Turns out the vault in which they were buried wasn’t destroyed by flood after all

smithsonian.com

The Church of England doesn’t have a pope, but it does have an Archbishop of Canterbury. Historically, the Archbishop has wielded lots of power, so you’d think historians would know where every one was buried.  But that’s not exactly true—as the BBC reports a recent discovery uncovered five buried archbishops. 

The remains of five Archbishops of Canterbury were found in a hidden crypt beneath St. Mary-at-Lambeth, a medieval church in London. The structure is located next to Lambeth Palace, the Archbishop of Canterbury’s official residence for nearly eight centuries. While the church hasn’t been used for religious worship since the 1970s, but it once was noteworthy not just because of its famous location, but because of the rich history within.

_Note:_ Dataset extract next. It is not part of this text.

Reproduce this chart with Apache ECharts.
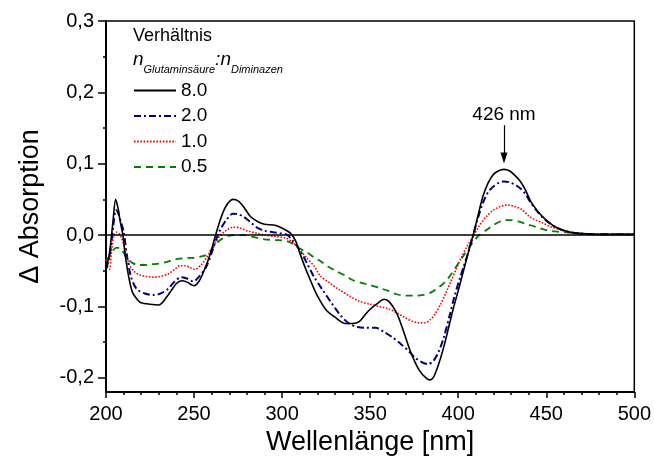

Part of that history was uncovered by builders busy doing a restoration project on the church. They were lifting flagstones from the ground when they uncovered a hidden tomb. A glimpse of an archbishop’s red and gold miter—the traditional headcovering of a bishop—greeted the builders, the BBC reports. When they went inside, they found a stack of coffins, many with nameplates that point to famous residents.

Among the dead uncovered are five Archbishops of Canterbury, including Richard Bancroft, who played a role in the creation of the renowned King James Bible. Bancroft violently objected to the translation of the bible—the third and most famous English translation in existence. But later on, he ended up overseeing the entire contentious project.

The crypt was previously thought to have been flooded by the River Thames and destroyed or cleared out by Victorian-era remodelers to make room for renovations. However, according to the Garden Museum, which is based in the church, it’s not such a surprise that archbishops were buried there. “This was the discovery of a recorded vault below the chancel for high status burials,” it wrote in a statement.  

Lost or no, it’s not every day you find a vault filled with historical figures—or spot a glimmering symbol of power and the past while you’re working on a construction job.